-- BEGIN --

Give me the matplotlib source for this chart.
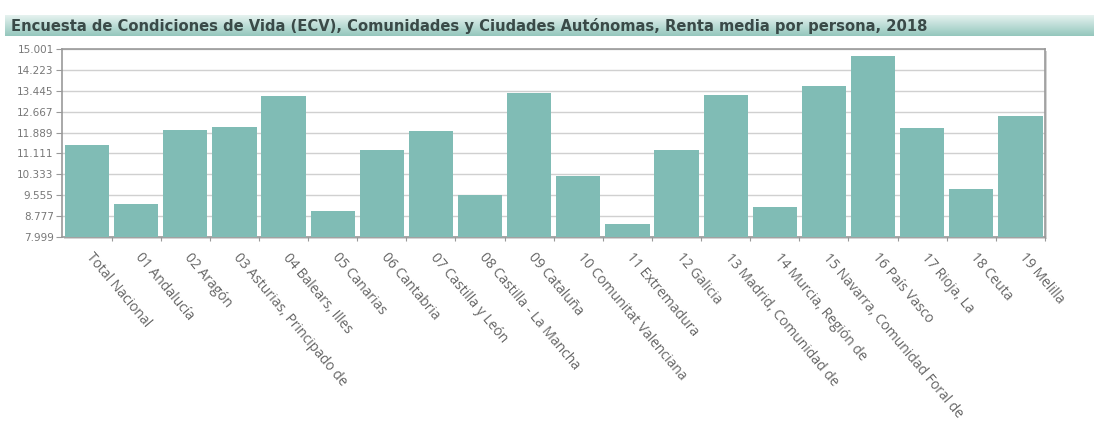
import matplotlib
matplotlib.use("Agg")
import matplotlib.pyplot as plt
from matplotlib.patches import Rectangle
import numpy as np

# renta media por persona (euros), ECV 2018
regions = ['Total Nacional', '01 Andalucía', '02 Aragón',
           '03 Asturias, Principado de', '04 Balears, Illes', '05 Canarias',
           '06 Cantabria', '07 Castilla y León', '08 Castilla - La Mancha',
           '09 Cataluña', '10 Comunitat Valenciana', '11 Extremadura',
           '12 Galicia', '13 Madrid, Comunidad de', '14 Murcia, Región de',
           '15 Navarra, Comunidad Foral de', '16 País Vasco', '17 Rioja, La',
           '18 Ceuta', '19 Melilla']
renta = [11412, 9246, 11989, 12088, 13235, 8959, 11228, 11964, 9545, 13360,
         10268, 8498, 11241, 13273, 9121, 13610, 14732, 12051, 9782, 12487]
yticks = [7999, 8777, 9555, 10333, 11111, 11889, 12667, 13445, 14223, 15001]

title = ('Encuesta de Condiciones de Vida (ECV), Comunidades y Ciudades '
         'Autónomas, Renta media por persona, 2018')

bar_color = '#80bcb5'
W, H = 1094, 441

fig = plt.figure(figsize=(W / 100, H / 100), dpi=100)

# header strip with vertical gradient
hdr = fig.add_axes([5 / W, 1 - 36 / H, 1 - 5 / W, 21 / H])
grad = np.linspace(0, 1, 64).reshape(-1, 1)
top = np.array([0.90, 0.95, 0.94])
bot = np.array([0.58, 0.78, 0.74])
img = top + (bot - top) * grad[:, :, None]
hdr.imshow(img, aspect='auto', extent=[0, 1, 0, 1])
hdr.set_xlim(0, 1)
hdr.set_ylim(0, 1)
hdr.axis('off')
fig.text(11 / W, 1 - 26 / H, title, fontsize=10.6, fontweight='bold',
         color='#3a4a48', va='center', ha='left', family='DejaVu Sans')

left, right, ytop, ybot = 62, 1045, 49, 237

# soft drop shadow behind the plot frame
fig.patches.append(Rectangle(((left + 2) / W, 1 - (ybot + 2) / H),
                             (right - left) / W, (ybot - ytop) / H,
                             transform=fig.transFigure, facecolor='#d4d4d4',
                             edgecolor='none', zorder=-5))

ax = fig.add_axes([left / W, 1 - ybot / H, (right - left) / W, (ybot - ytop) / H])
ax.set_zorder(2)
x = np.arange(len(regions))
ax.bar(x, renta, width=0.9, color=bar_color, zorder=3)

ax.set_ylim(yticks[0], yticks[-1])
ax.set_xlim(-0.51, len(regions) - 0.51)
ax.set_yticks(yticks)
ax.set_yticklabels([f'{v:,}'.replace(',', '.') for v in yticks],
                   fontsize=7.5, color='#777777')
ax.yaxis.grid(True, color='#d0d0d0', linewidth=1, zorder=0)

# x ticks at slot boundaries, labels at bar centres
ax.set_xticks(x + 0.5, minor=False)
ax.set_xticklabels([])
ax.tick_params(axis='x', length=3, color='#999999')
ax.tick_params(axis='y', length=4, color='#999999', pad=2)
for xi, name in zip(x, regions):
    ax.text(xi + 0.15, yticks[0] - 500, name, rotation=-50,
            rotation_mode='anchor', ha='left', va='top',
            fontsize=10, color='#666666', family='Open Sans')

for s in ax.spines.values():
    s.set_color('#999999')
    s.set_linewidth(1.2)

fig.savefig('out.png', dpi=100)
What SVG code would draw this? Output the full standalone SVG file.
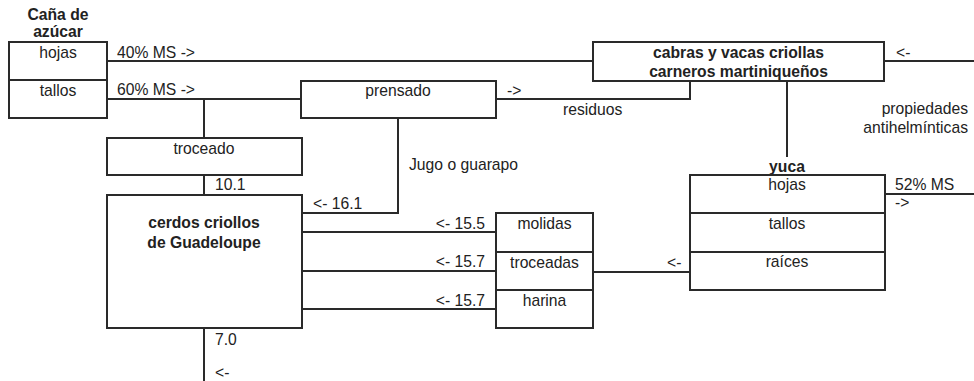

-- END --

### Task statement
Omitting all images, print the listing exactly.

### Solution below
Give me the matplotlib source for this chart.
import matplotlib
matplotlib.use("Agg")
import matplotlib.pyplot as plt
from matplotlib.patches import Rectangle
import numpy as np

# renta media por persona (euros), ECV 2018
regions = ['Total Nacional', '01 Andalucía', '02 Aragón',
           '03 Asturias, Principado de', '04 Balears, Illes', '05 Canarias',
           '06 Cantabria', '07 Castilla y León', '08 Castilla - La Mancha',
           '09 Cataluña', '10 Comunitat Valenciana', '11 Extremadura',
           '12 Galicia', '13 Madrid, Comunidad de', '14 Murcia, Región de',
           '15 Navarra, Comunidad Foral de', '16 País Vasco', '17 Rioja, La',
           '18 Ceuta', '19 Melilla']
renta = [11412, 9246, 11989, 12088, 13235, 8959, 11228, 11964, 9545, 13360,
         10268, 8498, 11241, 13273, 9121, 13610, 14732, 12051, 9782, 12487]
yticks = [7999, 8777, 9555, 10333, 11111, 11889, 12667, 13445, 14223, 15001]

title = ('Encuesta de Condiciones de Vida (ECV), Comunidades y Ciudades '
         'Autónomas, Renta media por persona, 2018')

bar_color = '#80bcb5'
W, H = 1094, 441

fig = plt.figure(figsize=(W / 100, H / 100), dpi=100)

# header strip with vertical gradient
hdr = fig.add_axes([5 / W, 1 - 36 / H, 1 - 5 / W, 21 / H])
grad = np.linspace(0, 1, 64).reshape(-1, 1)
top = np.array([0.90, 0.95, 0.94])
bot = np.array([0.58, 0.78, 0.74])
img = top + (bot - top) * grad[:, :, None]
hdr.imshow(img, aspect='auto', extent=[0, 1, 0, 1])
hdr.set_xlim(0, 1)
hdr.set_ylim(0, 1)
hdr.axis('off')
fig.text(11 / W, 1 - 26 / H, title, fontsize=10.6, fontweight='bold',
         color='#3a4a48', va='center', ha='left', family='DejaVu Sans')

left, right, ytop, ybot = 62, 1045, 49, 237

# soft drop shadow behind the plot frame
fig.patches.append(Rectangle(((left + 2) / W, 1 - (ybot + 2) / H),
                             (right - left) / W, (ybot - ytop) / H,
                             transform=fig.transFigure, facecolor='#d4d4d4',
                             edgecolor='none', zorder=-5))

ax = fig.add_axes([left / W, 1 - ybot / H, (right - left) / W, (ybot - ytop) / H])
ax.set_zorder(2)
x = np.arange(len(regions))
ax.bar(x, renta, width=0.9, color=bar_color, zorder=3)

ax.set_ylim(yticks[0], yticks[-1])
ax.set_xlim(-0.51, len(regions) - 0.51)
ax.set_yticks(yticks)
ax.set_yticklabels([f'{v:,}'.replace(',', '.') for v in yticks],
                   fontsize=7.5, color='#777777')
ax.yaxis.grid(True, color='#d0d0d0', linewidth=1, zorder=0)

# x ticks at slot boundaries, labels at bar centres
ax.set_xticks(x + 0.5, minor=False)
ax.set_xticklabels([])
ax.tick_params(axis='x', length=3, color='#999999')
ax.tick_params(axis='y', length=4, color='#999999', pad=2)
for xi, name in zip(x, regions):
    ax.text(xi + 0.15, yticks[0] - 500, name, rotation=-50,
            rotation_mode='anchor', ha='left', va='top',
            fontsize=10, color='#666666', family='Open Sans')

for s in ax.spines.values():
    s.set_color('#999999')
    s.set_linewidth(1.2)

fig.savefig('out.png', dpi=100)
What SVG code would draw this? Output the full standalone SVG file.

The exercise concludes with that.